- [The request] Repeat all the material exactly; pictures stay out of your copy.

***** Source data *****

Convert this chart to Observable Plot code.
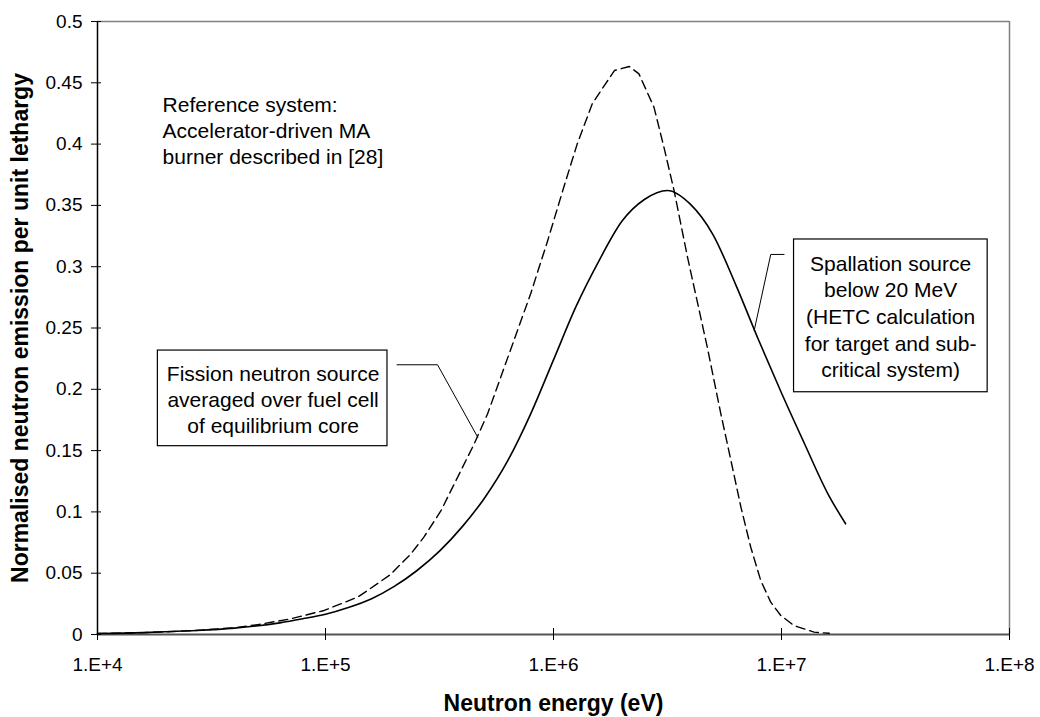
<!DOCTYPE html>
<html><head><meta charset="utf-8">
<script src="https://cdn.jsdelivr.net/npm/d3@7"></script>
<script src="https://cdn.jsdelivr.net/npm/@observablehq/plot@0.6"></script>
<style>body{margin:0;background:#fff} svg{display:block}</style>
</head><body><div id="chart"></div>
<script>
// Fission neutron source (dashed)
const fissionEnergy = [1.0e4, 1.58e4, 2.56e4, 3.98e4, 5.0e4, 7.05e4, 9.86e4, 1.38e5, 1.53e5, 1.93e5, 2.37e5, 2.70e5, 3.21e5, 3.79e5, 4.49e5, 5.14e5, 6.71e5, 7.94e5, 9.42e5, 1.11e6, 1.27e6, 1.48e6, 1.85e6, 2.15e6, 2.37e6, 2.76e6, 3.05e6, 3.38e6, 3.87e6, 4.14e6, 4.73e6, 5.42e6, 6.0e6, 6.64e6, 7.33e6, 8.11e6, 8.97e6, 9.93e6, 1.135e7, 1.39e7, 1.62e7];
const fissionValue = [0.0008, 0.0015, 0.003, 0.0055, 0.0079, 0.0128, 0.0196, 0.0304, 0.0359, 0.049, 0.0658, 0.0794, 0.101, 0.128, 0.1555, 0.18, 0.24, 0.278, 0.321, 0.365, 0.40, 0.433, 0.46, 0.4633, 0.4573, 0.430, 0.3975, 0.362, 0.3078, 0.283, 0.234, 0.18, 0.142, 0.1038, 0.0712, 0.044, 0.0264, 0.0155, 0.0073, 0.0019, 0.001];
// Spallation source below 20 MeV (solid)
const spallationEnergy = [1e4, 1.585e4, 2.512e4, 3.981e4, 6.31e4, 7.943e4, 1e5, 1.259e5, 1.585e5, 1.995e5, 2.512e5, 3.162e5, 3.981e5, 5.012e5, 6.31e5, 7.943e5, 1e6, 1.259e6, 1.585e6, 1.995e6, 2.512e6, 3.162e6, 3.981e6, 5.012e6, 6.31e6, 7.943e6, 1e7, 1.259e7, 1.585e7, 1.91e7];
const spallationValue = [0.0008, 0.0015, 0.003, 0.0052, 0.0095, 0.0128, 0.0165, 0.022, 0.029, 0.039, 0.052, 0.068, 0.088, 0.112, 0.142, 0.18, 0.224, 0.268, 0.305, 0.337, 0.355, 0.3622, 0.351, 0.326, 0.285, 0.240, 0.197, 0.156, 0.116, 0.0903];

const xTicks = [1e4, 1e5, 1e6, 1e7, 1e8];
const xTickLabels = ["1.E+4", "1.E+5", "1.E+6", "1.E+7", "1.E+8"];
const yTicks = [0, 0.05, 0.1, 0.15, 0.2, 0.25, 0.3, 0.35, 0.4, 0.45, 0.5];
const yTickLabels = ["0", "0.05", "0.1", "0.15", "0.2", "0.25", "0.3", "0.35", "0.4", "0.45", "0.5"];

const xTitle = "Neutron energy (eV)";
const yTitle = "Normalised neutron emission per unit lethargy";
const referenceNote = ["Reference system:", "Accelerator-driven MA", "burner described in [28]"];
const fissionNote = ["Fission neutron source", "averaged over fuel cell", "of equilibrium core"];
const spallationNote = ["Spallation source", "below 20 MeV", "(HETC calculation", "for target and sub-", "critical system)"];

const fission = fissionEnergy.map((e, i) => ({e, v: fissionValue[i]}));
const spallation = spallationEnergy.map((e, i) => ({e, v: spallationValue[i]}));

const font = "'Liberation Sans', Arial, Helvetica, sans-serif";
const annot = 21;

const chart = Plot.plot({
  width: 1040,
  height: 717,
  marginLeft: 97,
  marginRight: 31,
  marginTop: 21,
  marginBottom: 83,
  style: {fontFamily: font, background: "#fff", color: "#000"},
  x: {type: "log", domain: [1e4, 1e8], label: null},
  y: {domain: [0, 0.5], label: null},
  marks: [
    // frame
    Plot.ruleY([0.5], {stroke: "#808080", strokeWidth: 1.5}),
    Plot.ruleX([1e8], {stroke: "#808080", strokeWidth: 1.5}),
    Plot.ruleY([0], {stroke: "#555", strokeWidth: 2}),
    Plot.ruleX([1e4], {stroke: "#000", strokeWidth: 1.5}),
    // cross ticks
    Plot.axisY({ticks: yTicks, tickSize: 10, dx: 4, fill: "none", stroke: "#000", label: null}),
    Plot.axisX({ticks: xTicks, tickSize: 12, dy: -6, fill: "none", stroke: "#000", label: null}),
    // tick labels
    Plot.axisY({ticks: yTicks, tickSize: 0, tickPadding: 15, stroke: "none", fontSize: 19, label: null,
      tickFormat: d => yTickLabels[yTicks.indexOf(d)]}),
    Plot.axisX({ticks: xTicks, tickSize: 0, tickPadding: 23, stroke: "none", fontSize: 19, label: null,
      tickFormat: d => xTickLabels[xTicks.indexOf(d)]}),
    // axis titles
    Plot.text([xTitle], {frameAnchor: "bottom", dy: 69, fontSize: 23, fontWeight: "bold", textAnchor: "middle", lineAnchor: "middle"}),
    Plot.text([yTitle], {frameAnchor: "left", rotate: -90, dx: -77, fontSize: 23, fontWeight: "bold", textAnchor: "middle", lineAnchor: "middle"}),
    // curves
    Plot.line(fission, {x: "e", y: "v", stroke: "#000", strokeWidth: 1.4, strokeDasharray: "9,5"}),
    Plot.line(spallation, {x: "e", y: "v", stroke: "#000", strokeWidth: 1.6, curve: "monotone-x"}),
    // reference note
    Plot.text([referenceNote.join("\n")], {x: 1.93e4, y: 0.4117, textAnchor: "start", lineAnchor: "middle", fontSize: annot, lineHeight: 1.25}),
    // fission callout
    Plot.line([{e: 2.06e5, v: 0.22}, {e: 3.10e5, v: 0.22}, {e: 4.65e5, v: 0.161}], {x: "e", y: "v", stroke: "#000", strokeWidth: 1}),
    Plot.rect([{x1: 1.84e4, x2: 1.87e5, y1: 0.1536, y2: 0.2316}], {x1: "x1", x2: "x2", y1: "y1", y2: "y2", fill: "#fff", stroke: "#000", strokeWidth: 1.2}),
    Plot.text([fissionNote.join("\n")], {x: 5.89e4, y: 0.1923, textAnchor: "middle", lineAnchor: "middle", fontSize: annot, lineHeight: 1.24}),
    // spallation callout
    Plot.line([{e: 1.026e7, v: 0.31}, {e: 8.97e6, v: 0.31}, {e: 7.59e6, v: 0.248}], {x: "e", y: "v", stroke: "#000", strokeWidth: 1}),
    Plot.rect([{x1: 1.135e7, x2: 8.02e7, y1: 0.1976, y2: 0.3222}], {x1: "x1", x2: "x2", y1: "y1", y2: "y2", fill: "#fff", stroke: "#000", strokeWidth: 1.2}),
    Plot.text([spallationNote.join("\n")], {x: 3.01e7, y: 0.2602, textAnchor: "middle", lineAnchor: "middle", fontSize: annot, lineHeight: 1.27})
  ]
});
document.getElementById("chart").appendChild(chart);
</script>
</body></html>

*****

- [Written answer]
Convert this chart to Observable Plot code.
<!DOCTYPE html>
<html><head><meta charset="utf-8">
<script src="https://cdn.jsdelivr.net/npm/d3@7"></script>
<script src="https://cdn.jsdelivr.net/npm/@observablehq/plot@0.6"></script>
<style>body{margin:0;background:#fff} svg{display:block}</style>
</head><body><div id="chart"></div>
<script>
// Fission neutron source (dashed)
const fissionEnergy = [1.0e4, 1.58e4, 2.56e4, 3.98e4, 5.0e4, 7.05e4, 9.86e4, 1.38e5, 1.53e5, 1.93e5, 2.37e5, 2.70e5, 3.21e5, 3.79e5, 4.49e5, 5.14e5, 6.71e5, 7.94e5, 9.42e5, 1.11e6, 1.27e6, 1.48e6, 1.85e6, 2.15e6, 2.37e6, 2.76e6, 3.05e6, 3.38e6, 3.87e6, 4.14e6, 4.73e6, 5.42e6, 6.0e6, 6.64e6, 7.33e6, 8.11e6, 8.97e6, 9.93e6, 1.135e7, 1.39e7, 1.62e7];
const fissionValue = [0.0008, 0.0015, 0.003, 0.0055, 0.0079, 0.0128, 0.0196, 0.0304, 0.0359, 0.049, 0.0658, 0.0794, 0.101, 0.128, 0.1555, 0.18, 0.24, 0.278, 0.321, 0.365, 0.40, 0.433, 0.46, 0.4633, 0.4573, 0.430, 0.3975, 0.362, 0.3078, 0.283, 0.234, 0.18, 0.142, 0.1038, 0.0712, 0.044, 0.0264, 0.0155, 0.0073, 0.0019, 0.001];
// Spallation source below 20 MeV (solid)
const spallationEnergy = [1e4, 1.585e4, 2.512e4, 3.981e4, 6.31e4, 7.943e4, 1e5, 1.259e5, 1.585e5, 1.995e5, 2.512e5, 3.162e5, 3.981e5, 5.012e5, 6.31e5, 7.943e5, 1e6, 1.259e6, 1.585e6, 1.995e6, 2.512e6, 3.162e6, 3.981e6, 5.012e6, 6.31e6, 7.943e6, 1e7, 1.259e7, 1.585e7, 1.91e7];
const spallationValue = [0.0008, 0.0015, 0.003, 0.0052, 0.0095, 0.0128, 0.0165, 0.022, 0.029, 0.039, 0.052, 0.068, 0.088, 0.112, 0.142, 0.18, 0.224, 0.268, 0.305, 0.337, 0.355, 0.3622, 0.351, 0.326, 0.285, 0.240, 0.197, 0.156, 0.116, 0.0903];

const xTicks = [1e4, 1e5, 1e6, 1e7, 1e8];
const xTickLabels = ["1.E+4", "1.E+5", "1.E+6", "1.E+7", "1.E+8"];
const yTicks = [0, 0.05, 0.1, 0.15, 0.2, 0.25, 0.3, 0.35, 0.4, 0.45, 0.5];
const yTickLabels = ["0", "0.05", "0.1", "0.15", "0.2", "0.25", "0.3", "0.35", "0.4", "0.45", "0.5"];

const xTitle = "Neutron energy (eV)";
const yTitle = "Normalised neutron emission per unit lethargy";
const referenceNote = ["Reference system:", "Accelerator-driven MA", "burner described in [28]"];
const fissionNote = ["Fission neutron source", "averaged over fuel cell", "of equilibrium core"];
const spallationNote = ["Spallation source", "below 20 MeV", "(HETC calculation", "for target and sub-", "critical system)"];

const fission = fissionEnergy.map((e, i) => ({e, v: fissionValue[i]}));
const spallation = spallationEnergy.map((e, i) => ({e, v: spallationValue[i]}));

const font = "'Liberation Sans', Arial, Helvetica, sans-serif";
const annot = 21;

const chart = Plot.plot({
  width: 1040,
  height: 717,
  marginLeft: 97,
  marginRight: 31,
  marginTop: 21,
  marginBottom: 83,
  style: {fontFamily: font, background: "#fff", color: "#000"},
  x: {type: "log", domain: [1e4, 1e8], label: null},
  y: {domain: [0, 0.5], label: null},
  marks: [
    // frame
    Plot.ruleY([0.5], {stroke: "#808080", strokeWidth: 1.5}),
    Plot.ruleX([1e8], {stroke: "#808080", strokeWidth: 1.5}),
    Plot.ruleY([0], {stroke: "#555", strokeWidth: 2}),
    Plot.ruleX([1e4], {stroke: "#000", strokeWidth: 1.5}),
    // cross ticks
    Plot.axisY({ticks: yTicks, tickSize: 10, dx: 4, fill: "none", stroke: "#000", label: null}),
    Plot.axisX({ticks: xTicks, tickSize: 12, dy: -6, fill: "none", stroke: "#000", label: null}),
    // tick labels
    Plot.axisY({ticks: yTicks, tickSize: 0, tickPadding: 15, stroke: "none", fontSize: 19, label: null,
      tickFormat: d => yTickLabels[yTicks.indexOf(d)]}),
    Plot.axisX({ticks: xTicks, tickSize: 0, tickPadding: 23, stroke: "none", fontSize: 19, label: null,
      tickFormat: d => xTickLabels[xTicks.indexOf(d)]}),
    // axis titles
    Plot.text([xTitle], {frameAnchor: "bottom", dy: 69, fontSize: 23, fontWeight: "bold", textAnchor: "middle", lineAnchor: "middle"}),
    Plot.text([yTitle], {frameAnchor: "left", rotate: -90, dx: -77, fontSize: 23, fontWeight: "bold", textAnchor: "middle", lineAnchor: "middle"}),
    // curves
    Plot.line(fission, {x: "e", y: "v", stroke: "#000", strokeWidth: 1.4, strokeDasharray: "9,5"}),
    Plot.line(spallation, {x: "e", y: "v", stroke: "#000", strokeWidth: 1.6, curve: "monotone-x"}),
    // reference note
    Plot.text([referenceNote.join("\n")], {x: 1.93e4, y: 0.4117, textAnchor: "start", lineAnchor: "middle", fontSize: annot, lineHeight: 1.25}),
    // fission callout
    Plot.line([{e: 2.06e5, v: 0.22}, {e: 3.10e5, v: 0.22}, {e: 4.65e5, v: 0.161}], {x: "e", y: "v", stroke: "#000", strokeWidth: 1}),
    Plot.rect([{x1: 1.84e4, x2: 1.87e5, y1: 0.1536, y2: 0.2316}], {x1: "x1", x2: "x2", y1: "y1", y2: "y2", fill: "#fff", stroke: "#000", strokeWidth: 1.2}),
    Plot.text([fissionNote.join("\n")], {x: 5.89e4, y: 0.1923, textAnchor: "middle", lineAnchor: "middle", fontSize: annot, lineHeight: 1.24}),
    // spallation callout
    Plot.line([{e: 1.026e7, v: 0.31}, {e: 8.97e6, v: 0.31}, {e: 7.59e6, v: 0.248}], {x: "e", y: "v", stroke: "#000", strokeWidth: 1}),
    Plot.rect([{x1: 1.135e7, x2: 8.02e7, y1: 0.1976, y2: 0.3222}], {x1: "x1", x2: "x2", y1: "y1", y2: "y2", fill: "#fff", stroke: "#000", strokeWidth: 1.2}),
    Plot.text([spallationNote.join("\n")], {x: 3.01e7, y: 0.2602, textAnchor: "middle", lineAnchor: "middle", fontSize: annot, lineHeight: 1.27})
  ]
});
document.getElementById("chart").appendChild(chart);
</script>
</body></html>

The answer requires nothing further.